STATED TASK:
Extract the lines from the first line of the records below through the line containing "from matplotlib.lines import Line2D", inclusive, and reproduce them exactly as written.

SOURCE RECORDS:
──────────────────────────────

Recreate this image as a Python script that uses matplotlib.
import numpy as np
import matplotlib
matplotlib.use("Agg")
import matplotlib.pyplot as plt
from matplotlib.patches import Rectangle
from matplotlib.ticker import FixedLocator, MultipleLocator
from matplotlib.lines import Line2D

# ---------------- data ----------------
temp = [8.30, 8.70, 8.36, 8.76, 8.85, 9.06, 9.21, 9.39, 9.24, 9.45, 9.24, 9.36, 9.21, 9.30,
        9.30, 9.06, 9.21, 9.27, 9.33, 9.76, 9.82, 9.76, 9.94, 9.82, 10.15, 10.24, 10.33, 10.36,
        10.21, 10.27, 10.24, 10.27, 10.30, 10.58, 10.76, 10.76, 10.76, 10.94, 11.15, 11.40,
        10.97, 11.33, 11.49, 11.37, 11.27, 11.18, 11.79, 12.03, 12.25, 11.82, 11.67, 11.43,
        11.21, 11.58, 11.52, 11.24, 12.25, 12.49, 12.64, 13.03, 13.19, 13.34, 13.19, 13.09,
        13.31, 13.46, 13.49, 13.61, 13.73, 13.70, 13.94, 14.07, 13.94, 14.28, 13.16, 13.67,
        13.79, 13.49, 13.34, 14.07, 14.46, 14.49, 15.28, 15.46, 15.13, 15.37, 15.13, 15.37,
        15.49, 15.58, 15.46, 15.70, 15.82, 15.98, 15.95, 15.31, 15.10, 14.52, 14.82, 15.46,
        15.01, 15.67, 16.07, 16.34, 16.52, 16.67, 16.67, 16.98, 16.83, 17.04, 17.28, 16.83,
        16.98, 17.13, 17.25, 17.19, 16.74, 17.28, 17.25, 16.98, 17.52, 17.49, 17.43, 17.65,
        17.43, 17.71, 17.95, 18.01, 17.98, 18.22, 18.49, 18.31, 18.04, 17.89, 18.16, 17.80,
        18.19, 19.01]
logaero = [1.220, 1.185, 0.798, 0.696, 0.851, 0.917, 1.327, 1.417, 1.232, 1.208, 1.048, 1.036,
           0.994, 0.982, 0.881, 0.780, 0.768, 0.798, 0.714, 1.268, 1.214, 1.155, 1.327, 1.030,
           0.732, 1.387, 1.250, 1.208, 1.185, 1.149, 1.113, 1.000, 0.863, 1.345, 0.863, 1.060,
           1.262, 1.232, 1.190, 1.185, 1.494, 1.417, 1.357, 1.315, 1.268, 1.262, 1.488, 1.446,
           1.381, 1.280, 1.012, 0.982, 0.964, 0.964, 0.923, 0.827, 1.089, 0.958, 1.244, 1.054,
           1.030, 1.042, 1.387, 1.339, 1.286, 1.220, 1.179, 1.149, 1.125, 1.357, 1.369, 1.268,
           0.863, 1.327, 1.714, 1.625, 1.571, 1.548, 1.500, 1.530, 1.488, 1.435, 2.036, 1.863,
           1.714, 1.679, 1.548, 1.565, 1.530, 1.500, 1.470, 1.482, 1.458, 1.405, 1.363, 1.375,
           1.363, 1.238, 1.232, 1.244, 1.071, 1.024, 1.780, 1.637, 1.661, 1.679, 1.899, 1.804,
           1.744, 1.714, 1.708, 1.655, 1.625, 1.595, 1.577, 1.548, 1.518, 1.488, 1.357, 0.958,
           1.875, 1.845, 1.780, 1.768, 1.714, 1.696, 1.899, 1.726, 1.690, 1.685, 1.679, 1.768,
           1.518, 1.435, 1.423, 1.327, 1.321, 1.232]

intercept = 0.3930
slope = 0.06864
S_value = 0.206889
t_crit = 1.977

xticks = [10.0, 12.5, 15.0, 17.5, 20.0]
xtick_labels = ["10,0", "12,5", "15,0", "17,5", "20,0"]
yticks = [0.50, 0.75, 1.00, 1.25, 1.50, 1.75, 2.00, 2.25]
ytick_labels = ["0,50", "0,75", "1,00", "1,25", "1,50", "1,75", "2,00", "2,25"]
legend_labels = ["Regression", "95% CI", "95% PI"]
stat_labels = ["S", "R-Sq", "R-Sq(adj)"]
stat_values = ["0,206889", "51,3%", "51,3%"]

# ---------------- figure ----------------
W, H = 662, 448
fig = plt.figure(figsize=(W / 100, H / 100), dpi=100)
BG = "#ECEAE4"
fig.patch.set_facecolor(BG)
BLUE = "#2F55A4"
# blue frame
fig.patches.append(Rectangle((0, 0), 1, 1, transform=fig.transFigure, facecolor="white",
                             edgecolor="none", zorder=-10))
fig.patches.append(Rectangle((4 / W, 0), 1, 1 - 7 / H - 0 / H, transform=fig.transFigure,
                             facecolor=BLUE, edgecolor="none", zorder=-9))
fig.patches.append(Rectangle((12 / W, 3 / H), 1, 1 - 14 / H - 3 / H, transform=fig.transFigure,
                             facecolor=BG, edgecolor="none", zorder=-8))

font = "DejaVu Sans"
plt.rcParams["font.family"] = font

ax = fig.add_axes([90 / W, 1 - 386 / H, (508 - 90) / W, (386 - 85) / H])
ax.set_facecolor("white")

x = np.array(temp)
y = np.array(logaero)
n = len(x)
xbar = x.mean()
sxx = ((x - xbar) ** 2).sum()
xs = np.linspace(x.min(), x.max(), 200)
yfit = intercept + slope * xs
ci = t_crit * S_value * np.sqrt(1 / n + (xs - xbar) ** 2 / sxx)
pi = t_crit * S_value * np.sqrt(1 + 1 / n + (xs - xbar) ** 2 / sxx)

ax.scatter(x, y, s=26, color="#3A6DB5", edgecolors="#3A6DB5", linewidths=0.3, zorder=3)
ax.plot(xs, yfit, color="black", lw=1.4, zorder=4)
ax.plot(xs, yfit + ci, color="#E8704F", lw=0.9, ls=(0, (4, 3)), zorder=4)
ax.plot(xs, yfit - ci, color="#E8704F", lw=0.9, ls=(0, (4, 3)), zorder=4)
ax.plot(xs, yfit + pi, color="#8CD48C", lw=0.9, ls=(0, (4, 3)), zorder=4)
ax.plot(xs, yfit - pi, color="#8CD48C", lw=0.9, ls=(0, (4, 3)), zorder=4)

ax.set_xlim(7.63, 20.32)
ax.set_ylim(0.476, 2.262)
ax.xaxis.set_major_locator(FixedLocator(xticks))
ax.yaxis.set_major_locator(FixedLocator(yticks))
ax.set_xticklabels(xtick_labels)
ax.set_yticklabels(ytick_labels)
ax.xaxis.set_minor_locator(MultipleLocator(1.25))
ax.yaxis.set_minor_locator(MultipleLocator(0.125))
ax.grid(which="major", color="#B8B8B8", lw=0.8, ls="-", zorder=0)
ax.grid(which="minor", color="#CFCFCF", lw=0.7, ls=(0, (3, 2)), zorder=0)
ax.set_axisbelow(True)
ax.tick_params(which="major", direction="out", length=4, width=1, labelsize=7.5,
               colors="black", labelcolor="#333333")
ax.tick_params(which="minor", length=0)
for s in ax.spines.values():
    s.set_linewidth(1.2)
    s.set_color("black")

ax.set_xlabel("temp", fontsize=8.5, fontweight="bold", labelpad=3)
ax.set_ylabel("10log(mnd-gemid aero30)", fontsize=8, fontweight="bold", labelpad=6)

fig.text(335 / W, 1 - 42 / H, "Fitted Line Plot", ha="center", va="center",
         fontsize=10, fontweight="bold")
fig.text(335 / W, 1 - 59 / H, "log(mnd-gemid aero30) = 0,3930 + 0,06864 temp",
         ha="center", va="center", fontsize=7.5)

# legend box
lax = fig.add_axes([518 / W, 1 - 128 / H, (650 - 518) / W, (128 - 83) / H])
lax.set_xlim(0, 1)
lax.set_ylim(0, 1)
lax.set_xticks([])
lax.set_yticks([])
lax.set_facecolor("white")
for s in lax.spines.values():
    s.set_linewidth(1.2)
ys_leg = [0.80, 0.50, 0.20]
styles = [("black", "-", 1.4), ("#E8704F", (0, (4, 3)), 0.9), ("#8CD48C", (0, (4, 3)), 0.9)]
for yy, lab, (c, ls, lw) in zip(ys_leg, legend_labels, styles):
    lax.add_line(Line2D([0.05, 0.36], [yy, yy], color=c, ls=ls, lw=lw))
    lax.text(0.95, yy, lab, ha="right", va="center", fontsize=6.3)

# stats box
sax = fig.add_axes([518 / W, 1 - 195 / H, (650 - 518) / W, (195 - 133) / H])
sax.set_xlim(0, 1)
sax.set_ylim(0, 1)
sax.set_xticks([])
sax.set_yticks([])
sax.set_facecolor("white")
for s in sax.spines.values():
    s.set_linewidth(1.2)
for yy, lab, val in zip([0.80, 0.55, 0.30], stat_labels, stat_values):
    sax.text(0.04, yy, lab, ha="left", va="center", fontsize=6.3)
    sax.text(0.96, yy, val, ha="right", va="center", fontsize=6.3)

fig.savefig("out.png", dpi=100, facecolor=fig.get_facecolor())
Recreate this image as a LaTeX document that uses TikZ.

──────────────────────────────

THE RESPONSE:
Recreate this image as a Python script that uses matplotlib.
import numpy as np
import matplotlib
matplotlib.use("Agg")
import matplotlib.pyplot as plt
from matplotlib.patches import Rectangle
from matplotlib.ticker import FixedLocator, MultipleLocator
from matplotlib.lines import Line2D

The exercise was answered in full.